• Instruction: Go through the entries one line at a time, and gather every line that has the word "matplotlib".

[Plotting code records]
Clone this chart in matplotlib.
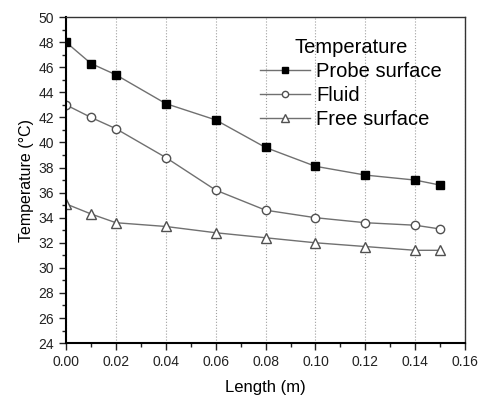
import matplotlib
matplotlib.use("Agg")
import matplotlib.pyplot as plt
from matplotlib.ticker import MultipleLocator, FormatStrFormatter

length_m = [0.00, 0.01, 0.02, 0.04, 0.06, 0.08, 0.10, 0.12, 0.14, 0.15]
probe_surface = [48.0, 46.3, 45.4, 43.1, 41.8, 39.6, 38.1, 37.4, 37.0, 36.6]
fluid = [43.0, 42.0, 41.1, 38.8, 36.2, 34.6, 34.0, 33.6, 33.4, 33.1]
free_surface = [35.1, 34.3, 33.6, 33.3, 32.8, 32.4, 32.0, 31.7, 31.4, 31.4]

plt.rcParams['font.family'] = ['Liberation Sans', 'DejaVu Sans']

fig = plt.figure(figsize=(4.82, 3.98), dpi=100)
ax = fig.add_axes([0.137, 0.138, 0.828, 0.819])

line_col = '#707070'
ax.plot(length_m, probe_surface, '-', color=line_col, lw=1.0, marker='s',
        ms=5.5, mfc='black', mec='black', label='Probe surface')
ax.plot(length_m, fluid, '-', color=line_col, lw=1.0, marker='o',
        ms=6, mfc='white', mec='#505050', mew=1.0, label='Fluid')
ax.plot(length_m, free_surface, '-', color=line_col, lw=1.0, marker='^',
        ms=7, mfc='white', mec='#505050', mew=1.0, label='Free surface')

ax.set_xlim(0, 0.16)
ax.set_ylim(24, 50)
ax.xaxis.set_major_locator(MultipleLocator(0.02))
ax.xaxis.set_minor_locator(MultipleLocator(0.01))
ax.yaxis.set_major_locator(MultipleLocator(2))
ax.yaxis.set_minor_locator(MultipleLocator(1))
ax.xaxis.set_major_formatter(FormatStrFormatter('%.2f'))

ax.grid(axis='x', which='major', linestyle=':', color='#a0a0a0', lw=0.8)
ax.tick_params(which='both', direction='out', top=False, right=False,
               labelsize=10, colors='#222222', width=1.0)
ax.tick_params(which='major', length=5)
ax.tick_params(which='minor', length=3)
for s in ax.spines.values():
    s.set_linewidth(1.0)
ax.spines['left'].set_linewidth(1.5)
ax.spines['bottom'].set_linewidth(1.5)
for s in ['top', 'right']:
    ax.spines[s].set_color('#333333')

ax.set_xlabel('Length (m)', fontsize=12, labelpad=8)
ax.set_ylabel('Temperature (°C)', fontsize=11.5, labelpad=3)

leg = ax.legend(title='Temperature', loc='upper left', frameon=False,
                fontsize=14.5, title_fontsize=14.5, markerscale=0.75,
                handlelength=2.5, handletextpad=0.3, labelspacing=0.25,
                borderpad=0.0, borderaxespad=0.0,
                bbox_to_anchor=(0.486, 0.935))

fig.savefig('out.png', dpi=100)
---
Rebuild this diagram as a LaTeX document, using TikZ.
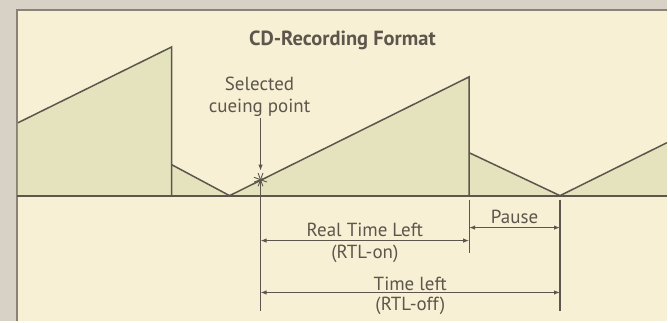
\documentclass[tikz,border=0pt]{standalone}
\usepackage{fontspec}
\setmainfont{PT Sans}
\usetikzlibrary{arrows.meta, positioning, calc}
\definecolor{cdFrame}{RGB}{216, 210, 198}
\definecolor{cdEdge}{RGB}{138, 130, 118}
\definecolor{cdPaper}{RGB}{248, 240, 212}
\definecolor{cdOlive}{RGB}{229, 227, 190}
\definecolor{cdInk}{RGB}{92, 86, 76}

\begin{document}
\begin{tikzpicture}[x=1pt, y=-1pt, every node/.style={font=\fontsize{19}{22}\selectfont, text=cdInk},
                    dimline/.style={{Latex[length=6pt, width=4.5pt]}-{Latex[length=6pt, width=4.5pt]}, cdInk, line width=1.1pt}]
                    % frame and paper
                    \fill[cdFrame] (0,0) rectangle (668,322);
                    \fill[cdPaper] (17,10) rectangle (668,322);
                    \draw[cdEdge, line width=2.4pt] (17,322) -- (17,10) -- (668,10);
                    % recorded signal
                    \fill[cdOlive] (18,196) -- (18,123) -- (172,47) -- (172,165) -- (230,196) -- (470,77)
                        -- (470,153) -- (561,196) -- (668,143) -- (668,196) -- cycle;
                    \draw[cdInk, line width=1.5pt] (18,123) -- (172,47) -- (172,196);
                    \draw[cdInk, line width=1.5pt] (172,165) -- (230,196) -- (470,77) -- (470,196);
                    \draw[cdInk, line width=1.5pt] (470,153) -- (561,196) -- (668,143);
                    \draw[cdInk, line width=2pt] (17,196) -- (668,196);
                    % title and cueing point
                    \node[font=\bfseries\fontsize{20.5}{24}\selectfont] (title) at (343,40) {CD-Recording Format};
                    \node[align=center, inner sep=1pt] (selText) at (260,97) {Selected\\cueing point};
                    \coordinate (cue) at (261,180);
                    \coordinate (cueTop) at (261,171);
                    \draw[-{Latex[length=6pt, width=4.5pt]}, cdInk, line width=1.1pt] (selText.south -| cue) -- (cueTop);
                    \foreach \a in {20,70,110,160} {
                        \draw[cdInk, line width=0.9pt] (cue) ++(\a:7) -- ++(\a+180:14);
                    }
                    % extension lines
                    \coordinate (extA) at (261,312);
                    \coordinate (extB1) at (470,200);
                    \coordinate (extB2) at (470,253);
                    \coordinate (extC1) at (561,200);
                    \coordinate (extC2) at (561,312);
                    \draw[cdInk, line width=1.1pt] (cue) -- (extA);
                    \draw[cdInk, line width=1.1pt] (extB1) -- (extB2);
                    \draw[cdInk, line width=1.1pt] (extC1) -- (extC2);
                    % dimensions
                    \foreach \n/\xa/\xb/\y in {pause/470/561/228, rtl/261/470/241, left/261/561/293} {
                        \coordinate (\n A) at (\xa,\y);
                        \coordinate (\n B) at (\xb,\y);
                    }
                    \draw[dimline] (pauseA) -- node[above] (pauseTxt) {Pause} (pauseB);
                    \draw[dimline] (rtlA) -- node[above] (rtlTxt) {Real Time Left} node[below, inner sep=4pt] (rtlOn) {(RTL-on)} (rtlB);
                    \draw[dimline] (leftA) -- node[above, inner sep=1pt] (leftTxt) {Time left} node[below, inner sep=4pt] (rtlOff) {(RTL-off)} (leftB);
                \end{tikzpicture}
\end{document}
...
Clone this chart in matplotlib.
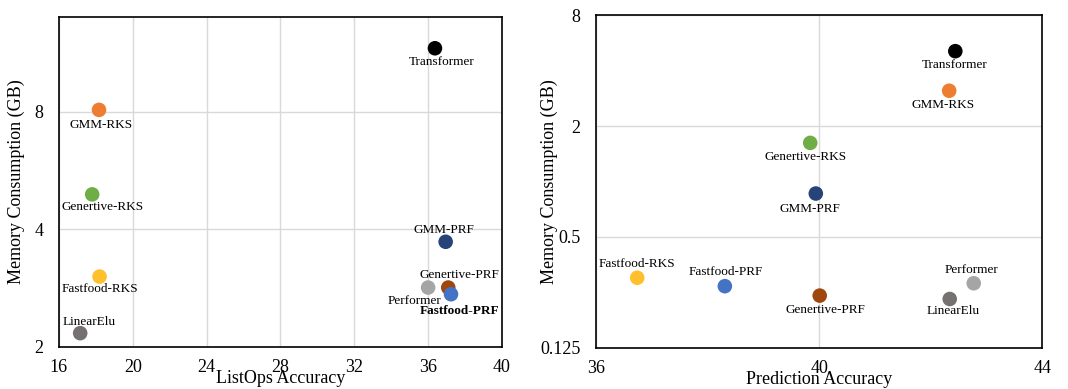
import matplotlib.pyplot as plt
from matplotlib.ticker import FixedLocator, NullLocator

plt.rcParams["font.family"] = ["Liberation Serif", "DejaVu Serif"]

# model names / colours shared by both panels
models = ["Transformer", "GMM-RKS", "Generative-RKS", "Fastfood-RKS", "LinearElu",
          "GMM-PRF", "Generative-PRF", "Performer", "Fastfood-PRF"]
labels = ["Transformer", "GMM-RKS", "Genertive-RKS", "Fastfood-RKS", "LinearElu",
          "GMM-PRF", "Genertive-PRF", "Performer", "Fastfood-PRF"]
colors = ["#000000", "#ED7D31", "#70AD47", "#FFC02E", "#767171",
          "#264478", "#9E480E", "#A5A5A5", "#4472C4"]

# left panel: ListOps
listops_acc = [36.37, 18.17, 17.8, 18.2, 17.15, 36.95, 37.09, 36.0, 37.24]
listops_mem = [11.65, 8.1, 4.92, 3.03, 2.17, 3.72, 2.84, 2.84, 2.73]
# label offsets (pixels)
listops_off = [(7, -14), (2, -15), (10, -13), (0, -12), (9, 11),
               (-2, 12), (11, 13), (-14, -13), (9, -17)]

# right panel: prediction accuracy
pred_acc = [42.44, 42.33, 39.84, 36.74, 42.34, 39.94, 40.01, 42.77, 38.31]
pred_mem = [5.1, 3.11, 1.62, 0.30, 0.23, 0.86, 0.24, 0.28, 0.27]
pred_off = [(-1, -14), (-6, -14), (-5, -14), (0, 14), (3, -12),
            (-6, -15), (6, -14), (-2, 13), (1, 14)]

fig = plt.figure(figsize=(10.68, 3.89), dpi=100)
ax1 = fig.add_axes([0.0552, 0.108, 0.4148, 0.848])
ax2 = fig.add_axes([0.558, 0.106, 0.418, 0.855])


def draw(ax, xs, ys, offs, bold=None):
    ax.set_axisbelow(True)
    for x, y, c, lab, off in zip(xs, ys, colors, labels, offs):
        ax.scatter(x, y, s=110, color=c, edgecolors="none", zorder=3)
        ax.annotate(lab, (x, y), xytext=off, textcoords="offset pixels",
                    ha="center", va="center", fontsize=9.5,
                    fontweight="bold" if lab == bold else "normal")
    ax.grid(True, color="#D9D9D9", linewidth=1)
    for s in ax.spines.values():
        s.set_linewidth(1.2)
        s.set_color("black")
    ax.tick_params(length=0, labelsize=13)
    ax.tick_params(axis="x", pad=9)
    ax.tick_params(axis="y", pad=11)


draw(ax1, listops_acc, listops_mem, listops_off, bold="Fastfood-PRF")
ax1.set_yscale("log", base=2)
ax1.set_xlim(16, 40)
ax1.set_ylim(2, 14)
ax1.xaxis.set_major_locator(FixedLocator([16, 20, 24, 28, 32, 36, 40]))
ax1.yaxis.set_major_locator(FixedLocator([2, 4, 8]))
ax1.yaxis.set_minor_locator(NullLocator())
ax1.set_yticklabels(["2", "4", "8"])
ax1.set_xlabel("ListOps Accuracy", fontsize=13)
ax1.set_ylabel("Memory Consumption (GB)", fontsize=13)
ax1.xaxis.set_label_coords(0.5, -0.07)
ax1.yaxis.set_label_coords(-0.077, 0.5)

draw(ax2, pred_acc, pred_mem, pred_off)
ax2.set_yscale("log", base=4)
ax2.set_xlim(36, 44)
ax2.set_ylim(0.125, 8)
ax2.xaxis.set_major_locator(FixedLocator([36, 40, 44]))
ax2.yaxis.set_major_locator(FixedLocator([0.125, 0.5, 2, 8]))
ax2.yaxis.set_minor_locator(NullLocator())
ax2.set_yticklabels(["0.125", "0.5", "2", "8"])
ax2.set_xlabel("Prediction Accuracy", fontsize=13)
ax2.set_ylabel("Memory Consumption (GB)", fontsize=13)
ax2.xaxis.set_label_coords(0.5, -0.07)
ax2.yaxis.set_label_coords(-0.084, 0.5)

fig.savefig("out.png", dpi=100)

• Reply to the task:
Clone this chart in matplotlib.
import matplotlib
matplotlib.use("Agg")
import matplotlib.pyplot as plt
from matplotlib.ticker import MultipleLocator, FormatStrFormatter
Clone this chart in matplotlib.
import matplotlib.pyplot as plt
from matplotlib.ticker import FixedLocator, NullLocator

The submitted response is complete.